- **Given request**: Output the first line of the listing and each line after it, up to and including the line that contains "40, 45, 50];", exactly as written, minus the pictures.

- **Dataset section**:
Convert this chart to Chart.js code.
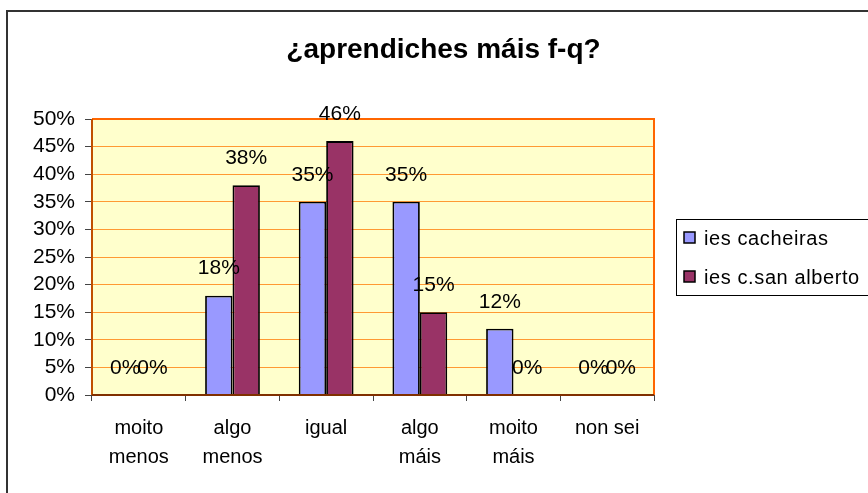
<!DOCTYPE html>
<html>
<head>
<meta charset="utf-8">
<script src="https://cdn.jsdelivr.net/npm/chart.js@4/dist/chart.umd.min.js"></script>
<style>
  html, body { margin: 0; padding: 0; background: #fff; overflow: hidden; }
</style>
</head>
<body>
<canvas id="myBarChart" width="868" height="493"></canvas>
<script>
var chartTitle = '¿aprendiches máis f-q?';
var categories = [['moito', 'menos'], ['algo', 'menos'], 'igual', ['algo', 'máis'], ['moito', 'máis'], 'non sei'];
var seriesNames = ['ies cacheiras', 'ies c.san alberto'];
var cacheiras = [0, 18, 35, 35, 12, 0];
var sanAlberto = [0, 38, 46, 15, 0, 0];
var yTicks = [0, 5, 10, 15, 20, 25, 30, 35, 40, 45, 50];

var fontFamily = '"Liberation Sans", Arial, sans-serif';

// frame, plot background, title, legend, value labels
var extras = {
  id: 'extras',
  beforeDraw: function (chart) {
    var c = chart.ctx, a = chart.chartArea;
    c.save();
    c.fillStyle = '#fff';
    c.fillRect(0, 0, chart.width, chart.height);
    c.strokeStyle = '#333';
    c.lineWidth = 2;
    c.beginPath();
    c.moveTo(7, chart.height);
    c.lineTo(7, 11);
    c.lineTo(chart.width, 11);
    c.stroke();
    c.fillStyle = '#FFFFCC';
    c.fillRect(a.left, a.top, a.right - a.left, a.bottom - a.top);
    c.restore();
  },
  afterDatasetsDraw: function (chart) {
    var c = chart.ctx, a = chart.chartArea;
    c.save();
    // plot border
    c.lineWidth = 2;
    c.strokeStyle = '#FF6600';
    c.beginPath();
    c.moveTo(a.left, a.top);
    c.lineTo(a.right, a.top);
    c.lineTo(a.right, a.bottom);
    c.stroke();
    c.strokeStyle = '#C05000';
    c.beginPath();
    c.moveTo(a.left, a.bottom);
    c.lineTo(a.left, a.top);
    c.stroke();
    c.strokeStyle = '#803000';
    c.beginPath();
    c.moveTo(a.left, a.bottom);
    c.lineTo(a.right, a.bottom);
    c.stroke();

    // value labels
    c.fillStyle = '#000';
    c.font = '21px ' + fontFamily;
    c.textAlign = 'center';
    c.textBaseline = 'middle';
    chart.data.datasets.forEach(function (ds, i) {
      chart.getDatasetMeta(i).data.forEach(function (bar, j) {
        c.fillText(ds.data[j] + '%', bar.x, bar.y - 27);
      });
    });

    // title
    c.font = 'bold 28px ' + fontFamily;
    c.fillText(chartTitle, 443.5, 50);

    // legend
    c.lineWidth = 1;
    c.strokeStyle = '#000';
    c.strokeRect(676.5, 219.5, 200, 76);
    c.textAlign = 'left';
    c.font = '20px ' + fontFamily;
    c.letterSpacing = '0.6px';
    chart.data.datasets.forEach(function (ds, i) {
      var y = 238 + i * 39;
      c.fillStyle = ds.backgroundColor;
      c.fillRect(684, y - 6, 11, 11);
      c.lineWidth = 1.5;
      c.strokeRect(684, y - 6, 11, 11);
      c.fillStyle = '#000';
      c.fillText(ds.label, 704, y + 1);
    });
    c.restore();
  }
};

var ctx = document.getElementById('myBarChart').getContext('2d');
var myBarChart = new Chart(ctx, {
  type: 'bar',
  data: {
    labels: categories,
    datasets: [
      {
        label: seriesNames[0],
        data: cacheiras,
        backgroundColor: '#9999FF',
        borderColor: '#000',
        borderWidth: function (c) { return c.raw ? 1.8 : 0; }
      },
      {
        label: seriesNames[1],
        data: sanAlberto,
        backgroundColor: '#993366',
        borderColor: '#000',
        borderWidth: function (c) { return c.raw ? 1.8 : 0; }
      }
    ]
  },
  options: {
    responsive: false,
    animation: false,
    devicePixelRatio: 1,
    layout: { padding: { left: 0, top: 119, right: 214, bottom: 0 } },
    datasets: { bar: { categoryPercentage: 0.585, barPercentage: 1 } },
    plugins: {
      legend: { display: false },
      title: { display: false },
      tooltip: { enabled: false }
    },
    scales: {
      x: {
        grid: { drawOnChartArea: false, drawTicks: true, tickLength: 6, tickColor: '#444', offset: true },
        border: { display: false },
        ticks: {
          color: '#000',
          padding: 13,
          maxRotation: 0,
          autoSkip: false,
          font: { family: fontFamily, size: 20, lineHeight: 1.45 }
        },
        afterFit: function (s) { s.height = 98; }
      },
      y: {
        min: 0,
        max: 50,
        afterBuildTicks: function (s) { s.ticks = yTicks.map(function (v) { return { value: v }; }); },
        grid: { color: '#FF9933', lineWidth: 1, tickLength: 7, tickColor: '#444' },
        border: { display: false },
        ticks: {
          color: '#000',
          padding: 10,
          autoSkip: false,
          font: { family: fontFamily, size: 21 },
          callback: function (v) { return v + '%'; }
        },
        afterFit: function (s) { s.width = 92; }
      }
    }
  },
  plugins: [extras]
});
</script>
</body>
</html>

- **Answer for the task**:
Convert this chart to Chart.js code.
<!DOCTYPE html>
<html>
<head>
<meta charset="utf-8">
<script src="https://cdn.jsdelivr.net/npm/chart.js@4/dist/chart.umd.min.js"></script>
<style>
  html, body { margin: 0; padding: 0; background: #fff; overflow: hidden; }
</style>
</head>
<body>
<canvas id="myBarChart" width="868" height="493"></canvas>
<script>
var chartTitle = '¿aprendiches máis f-q?';
var categories = [['moito', 'menos'], ['algo', 'menos'], 'igual', ['algo', 'máis'], ['moito', 'máis'], 'non sei'];
var seriesNames = ['ies cacheiras', 'ies c.san alberto'];
var cacheiras = [0, 18, 35, 35, 12, 0];
var sanAlberto = [0, 38, 46, 15, 0, 0];
var yTicks = [0, 5, 10, 15, 20, 25, 30, 35, 40, 45, 50];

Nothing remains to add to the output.